— Begin —

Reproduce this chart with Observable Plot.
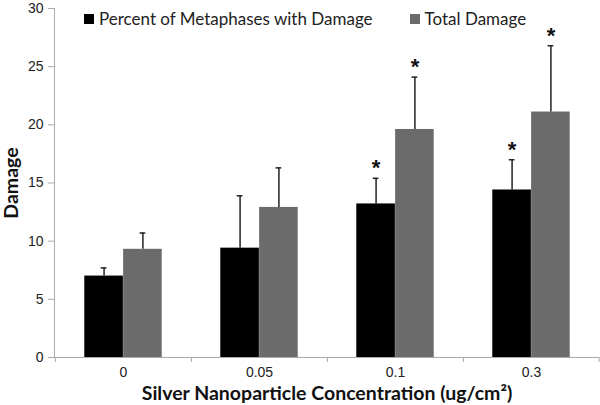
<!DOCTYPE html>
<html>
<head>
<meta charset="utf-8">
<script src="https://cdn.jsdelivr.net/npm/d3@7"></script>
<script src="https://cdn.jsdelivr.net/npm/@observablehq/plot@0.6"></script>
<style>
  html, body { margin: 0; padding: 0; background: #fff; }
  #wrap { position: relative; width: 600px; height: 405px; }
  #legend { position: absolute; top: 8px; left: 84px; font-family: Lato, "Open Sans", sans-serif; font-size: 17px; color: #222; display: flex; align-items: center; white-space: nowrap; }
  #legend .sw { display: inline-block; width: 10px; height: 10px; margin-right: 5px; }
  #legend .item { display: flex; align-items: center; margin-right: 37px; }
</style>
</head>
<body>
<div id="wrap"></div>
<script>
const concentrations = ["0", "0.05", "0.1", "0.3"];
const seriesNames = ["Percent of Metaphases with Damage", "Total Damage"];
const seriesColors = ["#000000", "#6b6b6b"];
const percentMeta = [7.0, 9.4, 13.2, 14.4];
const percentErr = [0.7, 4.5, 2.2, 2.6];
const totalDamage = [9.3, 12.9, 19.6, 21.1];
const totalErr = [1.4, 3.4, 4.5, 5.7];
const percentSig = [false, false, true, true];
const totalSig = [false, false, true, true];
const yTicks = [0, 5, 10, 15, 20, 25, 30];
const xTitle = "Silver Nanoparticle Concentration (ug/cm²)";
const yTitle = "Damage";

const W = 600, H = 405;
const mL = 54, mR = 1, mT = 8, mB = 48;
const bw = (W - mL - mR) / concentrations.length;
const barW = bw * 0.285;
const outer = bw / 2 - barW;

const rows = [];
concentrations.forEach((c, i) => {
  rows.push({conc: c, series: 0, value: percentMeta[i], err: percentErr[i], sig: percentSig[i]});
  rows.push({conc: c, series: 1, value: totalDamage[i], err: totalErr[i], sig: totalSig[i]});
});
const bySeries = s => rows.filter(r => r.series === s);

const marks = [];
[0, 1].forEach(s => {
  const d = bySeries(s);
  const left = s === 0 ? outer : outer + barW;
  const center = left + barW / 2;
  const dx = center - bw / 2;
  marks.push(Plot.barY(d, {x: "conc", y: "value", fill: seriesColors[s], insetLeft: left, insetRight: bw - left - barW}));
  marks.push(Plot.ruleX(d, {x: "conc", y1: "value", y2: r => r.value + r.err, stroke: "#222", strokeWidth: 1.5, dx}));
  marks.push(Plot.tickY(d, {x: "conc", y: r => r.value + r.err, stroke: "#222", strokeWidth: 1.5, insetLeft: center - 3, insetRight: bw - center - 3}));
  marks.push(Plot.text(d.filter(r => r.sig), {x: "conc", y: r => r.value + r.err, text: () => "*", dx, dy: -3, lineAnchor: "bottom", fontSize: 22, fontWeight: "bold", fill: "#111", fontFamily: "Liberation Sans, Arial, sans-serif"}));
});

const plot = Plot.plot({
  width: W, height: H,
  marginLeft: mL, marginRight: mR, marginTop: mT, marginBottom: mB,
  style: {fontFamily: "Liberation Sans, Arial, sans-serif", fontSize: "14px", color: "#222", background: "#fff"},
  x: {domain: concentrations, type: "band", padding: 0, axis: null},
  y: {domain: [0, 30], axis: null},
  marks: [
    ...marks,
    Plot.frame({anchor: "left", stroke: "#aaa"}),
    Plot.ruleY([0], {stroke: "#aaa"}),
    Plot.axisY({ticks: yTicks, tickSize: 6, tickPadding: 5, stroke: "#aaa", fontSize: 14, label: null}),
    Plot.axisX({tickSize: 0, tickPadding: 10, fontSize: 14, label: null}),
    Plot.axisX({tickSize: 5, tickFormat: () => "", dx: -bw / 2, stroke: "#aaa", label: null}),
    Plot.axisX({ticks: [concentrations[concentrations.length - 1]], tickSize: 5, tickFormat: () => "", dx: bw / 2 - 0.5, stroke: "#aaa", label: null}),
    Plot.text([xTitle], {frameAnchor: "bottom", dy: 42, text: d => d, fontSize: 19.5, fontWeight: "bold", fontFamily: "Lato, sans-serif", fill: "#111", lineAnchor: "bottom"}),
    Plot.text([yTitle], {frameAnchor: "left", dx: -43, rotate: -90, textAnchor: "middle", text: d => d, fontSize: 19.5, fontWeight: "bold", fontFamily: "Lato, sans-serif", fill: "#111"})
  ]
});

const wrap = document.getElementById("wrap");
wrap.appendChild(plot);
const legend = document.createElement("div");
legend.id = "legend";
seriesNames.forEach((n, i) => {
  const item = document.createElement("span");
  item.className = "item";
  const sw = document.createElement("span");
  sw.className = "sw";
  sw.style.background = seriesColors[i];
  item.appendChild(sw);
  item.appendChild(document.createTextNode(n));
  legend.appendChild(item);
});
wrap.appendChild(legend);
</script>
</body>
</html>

— End —

• The task: Every line of text is to be repeated exactly; pictures are left out.

• Written answer:
Reproduce this chart with Observable Plot.
<!DOCTYPE html>
<html>
<head>
<meta charset="utf-8">
<script src="https://cdn.jsdelivr.net/npm/d3@7"></script>
<script src="https://cdn.jsdelivr.net/npm/@observablehq/plot@0.6"></script>
<style>
  html, body { margin: 0; padding: 0; background: #fff; }
  #wrap { position: relative; width: 600px; height: 405px; }
  #legend { position: absolute; top: 8px; left: 84px; font-family: Lato, "Open Sans", sans-serif; font-size: 17px; color: #222; display: flex; align-items: center; white-space: nowrap; }
  #legend .sw { display: inline-block; width: 10px; height: 10px; margin-right: 5px; }
  #legend .item { display: flex; align-items: center; margin-right: 37px; }
</style>
</head>
<body>
<div id="wrap"></div>
<script>
const concentrations = ["0", "0.05", "0.1", "0.3"];
const seriesNames = ["Percent of Metaphases with Damage", "Total Damage"];
const seriesColors = ["#000000", "#6b6b6b"];
const percentMeta = [7.0, 9.4, 13.2, 14.4];
const percentErr = [0.7, 4.5, 2.2, 2.6];
const totalDamage = [9.3, 12.9, 19.6, 21.1];
const totalErr = [1.4, 3.4, 4.5, 5.7];
const percentSig = [false, false, true, true];
const totalSig = [false, false, true, true];
const yTicks = [0, 5, 10, 15, 20, 25, 30];
const xTitle = "Silver Nanoparticle Concentration (ug/cm²)";
const yTitle = "Damage";

const W = 600, H = 405;
const mL = 54, mR = 1, mT = 8, mB = 48;
const bw = (W - mL - mR) / concentrations.length;
const barW = bw * 0.285;
const outer = bw / 2 - barW;

const rows = [];
concentrations.forEach((c, i) => {
  rows.push({conc: c, series: 0, value: percentMeta[i], err: percentErr[i], sig: percentSig[i]});
  rows.push({conc: c, series: 1, value: totalDamage[i], err: totalErr[i], sig: totalSig[i]});
});
const bySeries = s => rows.filter(r => r.series === s);

const marks = [];
[0, 1].forEach(s => {
  const d = bySeries(s);
  const left = s === 0 ? outer : outer + barW;
  const center = left + barW / 2;
  const dx = center - bw / 2;
  marks.push(Plot.barY(d, {x: "conc", y: "value", fill: seriesColors[s], insetLeft: left, insetRight: bw - left - barW}));
  marks.push(Plot.ruleX(d, {x: "conc", y1: "value", y2: r => r.value + r.err, stroke: "#222", strokeWidth: 1.5, dx}));
  marks.push(Plot.tickY(d, {x: "conc", y: r => r.value + r.err, stroke: "#222", strokeWidth: 1.5, insetLeft: center - 3, insetRight: bw - center - 3}));
  marks.push(Plot.text(d.filter(r => r.sig), {x: "conc", y: r => r.value + r.err, text: () => "*", dx, dy: -3, lineAnchor: "bottom", fontSize: 22, fontWeight: "bold", fill: "#111", fontFamily: "Liberation Sans, Arial, sans-serif"}));
});

const plot = Plot.plot({
  width: W, height: H,
  marginLeft: mL, marginRight: mR, marginTop: mT, marginBottom: mB,
  style: {fontFamily: "Liberation Sans, Arial, sans-serif", fontSize: "14px", color: "#222", background: "#fff"},
  x: {domain: concentrations, type: "band", padding: 0, axis: null},
  y: {domain: [0, 30], axis: null},
  marks: [
    ...marks,
    Plot.frame({anchor: "left", stroke: "#aaa"}),
    Plot.ruleY([0], {stroke: "#aaa"}),
    Plot.axisY({ticks: yTicks, tickSize: 6, tickPadding: 5, stroke: "#aaa", fontSize: 14, label: null}),
    Plot.axisX({tickSize: 0, tickPadding: 10, fontSize: 14, label: null}),
    Plot.axisX({tickSize: 5, tickFormat: () => "", dx: -bw / 2, stroke: "#aaa", label: null}),
    Plot.axisX({ticks: [concentrations[concentrations.length - 1]], tickSize: 5, tickFormat: () => "", dx: bw / 2 - 0.5, stroke: "#aaa", label: null}),
    Plot.text([xTitle], {frameAnchor: "bottom", dy: 42, text: d => d, fontSize: 19.5, fontWeight: "bold", fontFamily: "Lato, sans-serif", fill: "#111", lineAnchor: "bottom"}),
    Plot.text([yTitle], {frameAnchor: "left", dx: -43, rotate: -90, textAnchor: "middle", text: d => d, fontSize: 19.5, fontWeight: "bold", fontFamily: "Lato, sans-serif", fill: "#111"})
  ]
});

const wrap = document.getElementById("wrap");
wrap.appendChild(plot);
const legend = document.createElement("div");
legend.id = "legend";
seriesNames.forEach((n, i) => {
  const item = document.createElement("span");
  item.className = "item";
  const sw = document.createElement("span");
  sw.className = "sw";
  sw.style.background = seriesColors[i];
  item.appendChild(sw);
  item.appendChild(document.createTextNode(n));
  legend.appendChild(item);
});
wrap.appendChild(legend);
</script>
</body>
</html>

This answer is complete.